Here is an excerpt from my book:
If she gives you more or less than you asked, DO NOT correct her!
The purpose for this exchange is to show how much you care about her life. Let her show you by her response that she enjoys your interest in her.
To further set the mood, if you know what her beverage of choice is, have it waiting for her when she comes home.
If you arrive after her and you notice that she does not have anything to drink, go get it for her.
Be observant and responsive to her.
Then sit down close to her and ask some of these questions listed here in this section or some others you think would be thoughtful.
This does not need to always be extremely significant times, it can be any time you want to assure her that you heard her clearly.
Be a bit verbal by stating small points back to her such as: “I see”, “Hmmm, that’s interesting..” or “let me get this point you just made…” and be sure to reword it back to her but be careful not to break up her conversation or train of thought too much.
Show interest, certainly do not act as though you are uninterested.

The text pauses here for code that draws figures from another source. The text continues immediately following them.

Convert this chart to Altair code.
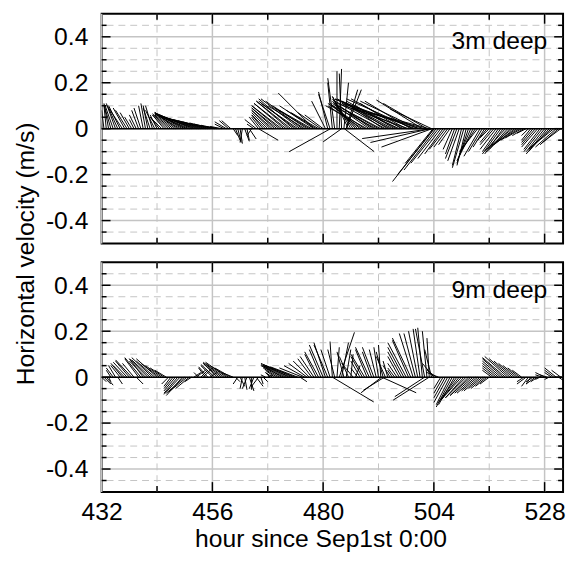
import altair as alt
import numpy as np
import pandas as pd

# regular half-hour sampling times (hours since Sep 1st 0:00)
HOURS = np.arange(432.0, 532.0, 0.5)

# ---- 3 m deep: east (U3) and north (V3) velocity, m/s ----
U3 = [
    -0.005, -0.01, -0.01, -0.02, -0.03, -0.035, -0.04, -0.045, -0.05, -0.06, -0.05, -0.05, -0.04, -0.03, -0.02, -0.03, -0.03, -0.03, -0.02, -0.02,
    -0.02, -0.03, -0.03, -0.04, -0.03, -0.04, -0.05, -0.05, -0.06, -0.07, -0.07, -0.08, -0.09, -0.10, -0.11, -0.12, -0.13, -0.14, -0.14, -0.15,
    -0.15, -0.16, -0.15, -0.16, -0.15, -0.14, -0.13, -0.12, -0.10, -0.09, -0.07, -0.06, -0.05, -0.04, -0.05, -0.04, -0.04, 0.02, 0.02, 0.015,
    0.01, -0.01, 0.02, 0.01, 0.03, -0.02, -0.03, -0.05, -0.04, -0.04, -0.05, -0.06, -0.07, -0.08, -0.09, -0.10, -0.11, -0.12, -0.13, -0.13,
    -0.14, -0.14, -0.15, -0.15, -0.16, -0.16, -0.17, -0.16, -0.16, -0.15, -0.15, -0.14, -0.15, -0.13, -0.12, -0.10, -0.08, -0.06, -0.04, -0.05,
    -0.02, -0.03, 0.0, 0.01, -0.01, 0.02, 0.05, -0.07, -0.08, -0.09, -0.10, -0.12, -0.13, -0.15, -0.16, -0.18, -0.16, -0.14, -0.17, -0.19,
    -0.16, -0.19, -0.16, -0.22, -0.16, -0.21, -0.24, -0.17, -0.22, -0.28, -0.18, -0.27, -0.24, -0.31, -0.20, -0.29, -0.35, -0.25, -0.34, -0.20,
    -0.32, -0.19, -0.26, -0.18, -0.18, -0.14, -0.12, -0.10, -0.08, -0.07, -0.06, -0.05, -0.04, -0.04, -0.05, -0.05, -0.04, -0.05, -0.04, -0.05,
    -0.06, -0.06, -0.07, -0.08, -0.07, -0.06, -0.05, -0.04, -0.04, -0.05, -0.06, -0.07, -0.07, -0.08, -0.08, -0.09, -0.09, -0.09, -0.10, -0.09,
    -0.09, -0.08, -0.07, -0.05, -0.04, -0.03, -0.04, -0.05, -0.06, -0.07, -0.07, -0.08, -0.08, -0.09, -0.09, -0.10, -0.10, -0.09, -0.08, -0.08,
]
V3 = [
    0.04, 0.08, 0.10, 0.11, 0.105, 0.10, 0.11, 0.10, 0.10, 0.09, 0.09, 0.08, 0.07, 0.05, 0.04, 0.06, 0.08, 0.09, 0.10, 0.11,
    0.10, 0.09, 0.10, 0.08, 0.06, 0.05, 0.05, 0.06, 0.06, 0.065, 0.06, 0.065, 0.07, 0.07, 0.065, 0.07, 0.07, 0.065, 0.06, 0.065,
    0.06, 0.055, 0.05, 0.05, 0.045, 0.04, 0.035, 0.03, 0.025, 0.02, 0.015, 0.01, 0.01, 0.02, 0.03, 0.035, 0.035, -0.03, -0.05, -0.06,
    -0.065, -0.06, -0.055, -0.05, -0.045, -0.03, 0.02, 0.04, 0.05, 0.05, 0.06, 0.06, 0.07, 0.08, 0.08, 0.09, 0.09, 0.10, 0.10, 0.11,
    0.11, 0.12, 0.12, 0.13, 0.12, 0.11, 0.13, 0.12, 0.10, 0.10, 0.09, 0.08, 0.10, 0.08, 0.07, 0.07, 0.06, 0.12, 0.16, 0.15,
    0.20, 0.22, 0.25, 0.26, 0.24, 0.20, 0.17, 0.14, 0.14, 0.13, 0.12, 0.11, 0.11, 0.10, 0.11, 0.10, 0.11, 0.10, 0.11, 0.10,
    0.09, 0.10, 0.11, 0.12, 0.10, 0.11, 0.13, 0.10, 0.12, 0.13, 0.11, 0.12, 0.13, 0.11, 0.12, 0.13, 0.128, 0.12, 0.11, 0.125,
    0.09, 0.11, 0.07, 0.085, -0.23, -0.18, -0.15, -0.13, -0.11, -0.09, -0.08, -0.07, -0.09, -0.11, -0.13, -0.14, -0.16, -0.17, -0.16, -0.15,
    -0.14, -0.12, -0.11, -0.10, -0.12, -0.10, -0.08, -0.05, -0.04, -0.06, -0.07, -0.09, -0.10, -0.11, -0.11, -0.10, -0.10, -0.09, -0.08, -0.07,
    -0.06, -0.05, -0.04, -0.03, -0.02, -0.03, -0.05, -0.06, -0.07, -0.08, -0.09, -0.10, -0.10, -0.11, -0.10, -0.09, -0.08, -0.08, -0.07, -0.06,
]
# extra (off-grid) sticks at 3 m
ET3 = [466.0, 478.0, 481.6, 484.0, 484.6, 485.0, 503.4, 503.2, 503.6, 504.1, 503.8]
EU3 = [0.085, -0.155, -0.18, -0.08, 0.13, 0.066, -0.30, -0.26, -0.22, -0.16, -0.12]
EV3 = [-0.05, 0.155, -0.10, -0.057, -0.10, 0.17, -0.043, -0.06, -0.08, -0.20, -0.15]

# ---- 9 m deep ----
U9 = [
    0.02, 0.03, 0.03, 0.01, -0.02, -0.03, -0.03, 0.02, -0.04, -0.05, -0.05, -0.06, -0.06, -0.07, -0.05, 0.03, -0.06, -0.07, -0.06, -0.07,
    -0.08, -0.08, -0.09, -0.08, -0.09, -0.08, -0.07, -0.06, -0.05, -0.03, -0.03, -0.04, -0.05, -0.06, -0.07, -0.07, -0.08, -0.08, -0.06, -0.03,
    0.03, 0.04, -0.02, 0.03, 0.04, -0.03, -0.04, 0.03, -0.05, -0.06, -0.06, -0.07, -0.08, -0.08, -0.09, -0.08, -0.07, -0.05, 0.02, -0.02,
    0.02, -0.01, 0.01, -0.02, 0.02, 0.00, -0.02, 0.03, -0.03, 0.01, 0.02, -0.02, 0.02, -0.02, -0.03, -0.04, -0.06, -0.07, -0.08, -0.10,
    -0.11, -0.12, -0.12, -0.13, -0.13, -0.12, 0.03, -0.10, -0.09, -0.08, -0.07, -0.06, -0.06, -0.05, -0.06, -0.05, -0.06, -0.05, -0.06, -0.04,
    -0.01, -0.03, 0.01, 0.066, 0.03, -0.03, 0.02, -0.04, 0.01, -0.05, 0.02, -0.03, -0.04, -0.05, -0.06, -0.05, -0.06, -0.04, -0.05, -0.03,
    -0.02, -0.01, -0.03, -0.04, -0.02, -0.03, -0.02, -0.03, -0.04, -0.05, -0.06, -0.07, -0.08, -0.07, -0.08, -0.06, -0.05, -0.04, -0.03, -0.02,
    -0.04, -0.02, -0.01, -0.03, -0.05, -0.04, -0.05, -0.03, -0.04, -0.05, -0.06, -0.06, -0.07, -0.07, -0.08, -0.08, -0.09, -0.08, -0.09, -0.08,
    -0.09, -0.08, -0.08, -0.07, -0.07, -0.06, -0.06, -0.05, -0.04, -0.04, -0.05, -0.06, -0.07, -0.08, -0.09, -0.10, -0.10, -0.09, -0.08, -0.07,
    -0.06, -0.05, -0.04, -0.03, -0.04, -0.03, -0.02, -0.03, -0.04, -0.03, -0.02, -0.03, -0.04, -0.03, -0.02, -0.03, -0.04, -0.05, 0.03, -0.04,
]
V9 = [
    -0.02, -0.03, -0.035, -0.02, 0.03, 0.04, 0.05, -0.03, 0.05, 0.06, 0.05, 0.065, 0.07, 0.075, 0.06, -0.03, 0.08, 0.085, 0.08, 0.07,
    0.08, 0.075, 0.085, 0.07, 0.08, 0.06, 0.05, 0.04, 0.03, -0.03, -0.04, -0.05, -0.06, -0.07, -0.075, -0.08, -0.07, -0.065, -0.05, -0.02,
    0.02, 0.03, 0.02, 0.03, 0.04, 0.04, 0.045, 0.02, 0.05, 0.055, 0.06, 0.06, 0.065, 0.06, 0.065, 0.05, 0.04, 0.02, -0.02, -0.03,
    -0.04, -0.05, -0.055, -0.05, -0.06, -0.055, -0.05, -0.04, -0.04, -0.03, -0.02, 0.01, 0.01, 0.02, 0.02, 0.03, 0.04, 0.045, 0.05, 0.05,
    0.055, 0.06, 0.05, 0.055, 0.05, 0.045, -0.02, 0.04, 0.05, 0.06, 0.07, 0.08, 0.09, 0.10, 0.11, 0.12, 0.14, 0.15, 0.14, 0.12,
    0.155, 0.12, 0.13, 0.195, 0.15, 0.11, 0.12, 0.09, 0.10, 0.06, 0.05, 0.04, 0.07, 0.09, 0.10, 0.12, 0.13, 0.11, 0.13, 0.12,
    0.13, 0.14, 0.11, 0.09, 0.07, 0.05, 0.03, 0.04, 0.06, 0.09, 0.11, 0.13, 0.15, 0.16, 0.17, 0.19, 0.19, 0.20, 0.21, 0.215,
    0.21, 0.20, 0.17, 0.12, 0.06, 0.03, 0.02, -0.05, -0.07, -0.09, -0.11, -0.12, -0.13, -0.12, -0.11, -0.10, -0.10, -0.09, -0.09, -0.08,
    -0.08, -0.07, -0.07, -0.06, -0.06, -0.05, -0.05, -0.04, -0.03, 0.03, 0.04, 0.05, 0.06, 0.07, 0.08, 0.085, 0.09, 0.08, 0.07, 0.06,
    0.05, 0.04, 0.03, -0.02, -0.03, -0.04, -0.03, -0.02, -0.03, -0.02, -0.01, 0.01, 0.02, 0.01, -0.01, 0.02, 0.03, 0.04, -0.02, 0.03,
]
ET9 = [482.0, 492.7, 493.3, 503.0, 492.7, 502.0]
EU9 = [0.18, -0.09, -0.092, -0.157, 0.15, -0.13]
EV9 = [-0.108, -0.068, -0.057, -0.10, -0.068, -0.085]

PANEL_LABELS = ["3m deep", "9m deep"]
X_TITLE = "hour since Sep1st 0:00"
Y_TITLE = "Horizontal velocity (m/s)"
X_DOMAIN = [432, 532]
Y_DOMAIN = [-0.5, 0.5]
X_MAJOR = [432, 456, 480, 504, 528]
X_MINOR = [444, 468, 492, 516]
Y_MAJOR = [-0.4, -0.2, 0.0, 0.2, 0.4]
Y_MINOR = [-0.45, -0.35, -0.3, -0.25, -0.15, -0.1, -0.05, 0.05, 0.1, 0.15, 0.25, 0.3, 0.35, 0.45]

W, H, GAP = 468, 233, 19
# hours per (m/s) so that a stick keeps its true direction on screen
K = (H / (Y_DOMAIN[1] - Y_DOMAIN[0])) / (W / (X_DOMAIN[1] - X_DOMAIN[0]))

FONT = "Liberation Sans"
GRID = "#c4c4c4"
LABEL_EXPR = "datum.value == 0 ? '0' : replace(format(datum.value, '.1f'), '\u2212', '-')"
PAD = {"left": 4, "top": 0, "right": 0, "bottom": 0}


def panel(t, u, v, label, bottom):
    xs = alt.Scale(domain=X_DOMAIN, nice=False, zero=False)
    ys = alt.Scale(domain=Y_DOMAIN, nice=False, zero=False)

    yaxis_kw = dict(values=Y_MAJOR, grid=False, ticks=False, domain=False,
                    labelFontSize=25, labelPadding=14, labelColor="black",
                    labelExpr=LABEL_EXPR, labelFont=FONT)
    if bottom:
        yaxis_kw.update(title=Y_TITLE, titleFontSize=25, titleFontWeight="normal",
                        titleFont=FONT, titleColor="black", titleAngle=270,
                        titleBaseline="alphabetic", titleAlign="center",
                        titleX=-69, titleY=-9)
    else:
        yaxis_kw.update(title="")
    yaxis = alt.Axis(**yaxis_kw)

    if bottom:
        xaxis = alt.Axis(values=X_MAJOR, grid=False, ticks=False, domain=False,
                         labelFontSize=25, labelPadding=8, labelColor="black",
                         labelFlush=False, format="d", labelFont=FONT,
                         title=X_TITLE, titleFontSize=25, titleFontWeight="normal",
                         titleFont=FONT, titleColor="black", titleAlign="center",
                         titleBaseline="alphabetic", titleY=55, titleX=222)
    else:
        xaxis = None

    def Y(field):
        return alt.Y(field, scale=ys, axis=yaxis)

    def X(field):
        return alt.X(field, scale=xs, axis=xaxis)

    grid_y_solid = alt.Chart(pd.DataFrame({"y": Y_MAJOR})).mark_rule(
        color=GRID, strokeWidth=1.5).encode(y=Y("y:Q"))
    grid_y_dash = alt.Chart(pd.DataFrame({"y": Y_MINOR})).mark_rule(
        color=GRID, strokeWidth=1, strokeDash=[7, 5]).encode(y=Y("y:Q"))
    grid_x_solid = alt.Chart(pd.DataFrame({"x": X_MAJOR})).mark_rule(
        color=GRID, strokeWidth=1.5).encode(x=X("x:Q"))
    grid_x_dash = alt.Chart(pd.DataFrame({"x": X_MINOR})).mark_rule(
        color=GRID, strokeWidth=1, strokeDash=[7, 5]).encode(x=X("x:Q"))

    df = pd.DataFrame({"t": t, "u": u, "v": v})
    sticks = alt.Chart(df).transform_calculate(
        tip=f"datum.t + datum.u * {K}", zero="0"
    ).mark_rule(color="black", strokeWidth=1, clip=True).encode(
        x=X("t:Q"), x2="tip:Q", y=Y("zero:Q"), y2="v:Q")

    zero = alt.Chart(pd.DataFrame({"y": [0.0]})).mark_rule(
        color="black", strokeWidth=1.5).encode(y=Y("y:Q"))

    tick_layers = []
    for vals, ln in ((Y_MAJOR, 9), (Y_MINOR, 5)):
        d = pd.DataFrame({"y": vals})
        tick_layers.append(alt.Chart(d).mark_rule(color="black", strokeWidth=1.5).encode(
            y=Y("y:Q"), x=alt.value(0), x2=alt.value(ln)))
        tick_layers.append(alt.Chart(d).mark_rule(color="black", strokeWidth=1.5).encode(
            y=Y("y:Q"), x=alt.value(W), x2=alt.value(W - ln)))
    for vals, ln in ((X_MAJOR[1:], 10), (X_MINOR, 6)):
        d = pd.DataFrame({"x": vals})
        tick_layers.append(alt.Chart(d).mark_rule(color="black", strokeWidth=1.5).encode(
            x=X("x:Q"), y=alt.value(0), y2=alt.value(ln)))
        tick_layers.append(alt.Chart(d).mark_rule(color="black", strokeWidth=1.5).encode(
            x=X("x:Q"), y=alt.value(H), y2=alt.value(H - ln)))

    text = alt.Chart(pd.DataFrame({"label": [label]})).mark_text(
        align="right", baseline="alphabetic", fontSize=25, font=FONT, color="black"
    ).encode(x=alt.value(W - 16), y=alt.value(36), text="label:N")

    return alt.layer(grid_y_solid, grid_y_dash, grid_x_solid, grid_x_dash,
                     sticks, zero, *tick_layers, text).properties(width=W, height=H)


top = panel(list(HOURS) + ET3, U3 + EU3, V3 + EV3, PANEL_LABELS[0], False)
bottom = panel(list(HOURS) + ET9, U9 + EU9, V9 + EV9, PANEL_LABELS[1], True)

chart = alt.vconcat(top, bottom, spacing=GAP, bounds="flush", padding=PAD).configure(
    font=FONT, background="white").configure_view(stroke="black", strokeWidth=2)

chart.save("out.html", embed_options={"renderer": "svg", "actions": False})
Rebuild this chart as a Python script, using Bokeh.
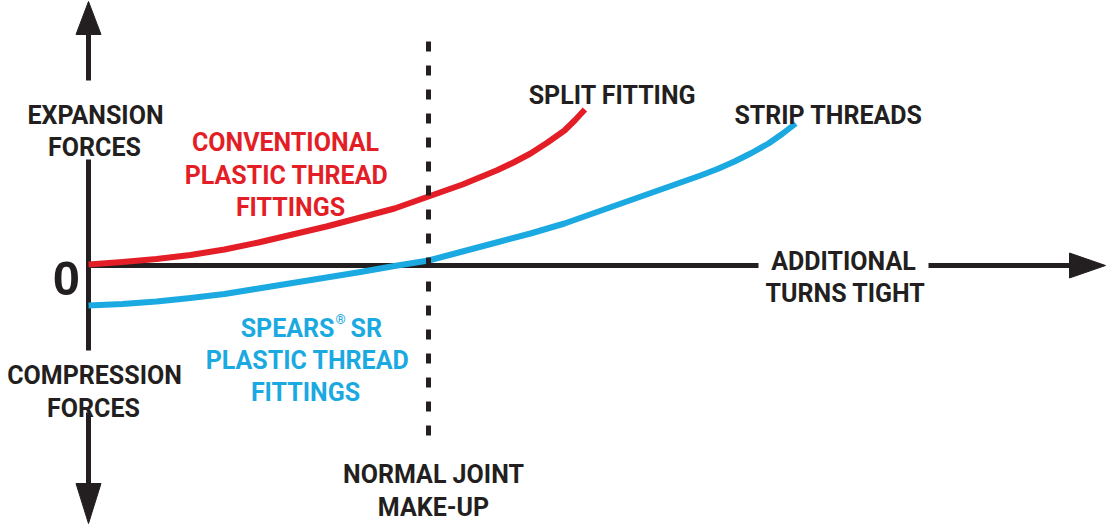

If your wife’s message is causing a strong response in you acknowledge these emotions.
Try to keep them from interfering with your focus on her situation.
Work to understand her perspective on the matter you are talking through.
Empathy means that you are looking at her message with kindness. She needs for you to listen with your emotions in check as mentioned in the last idea.
Work to seek what she is driving at rather than feeling like you have it all figured out quickly.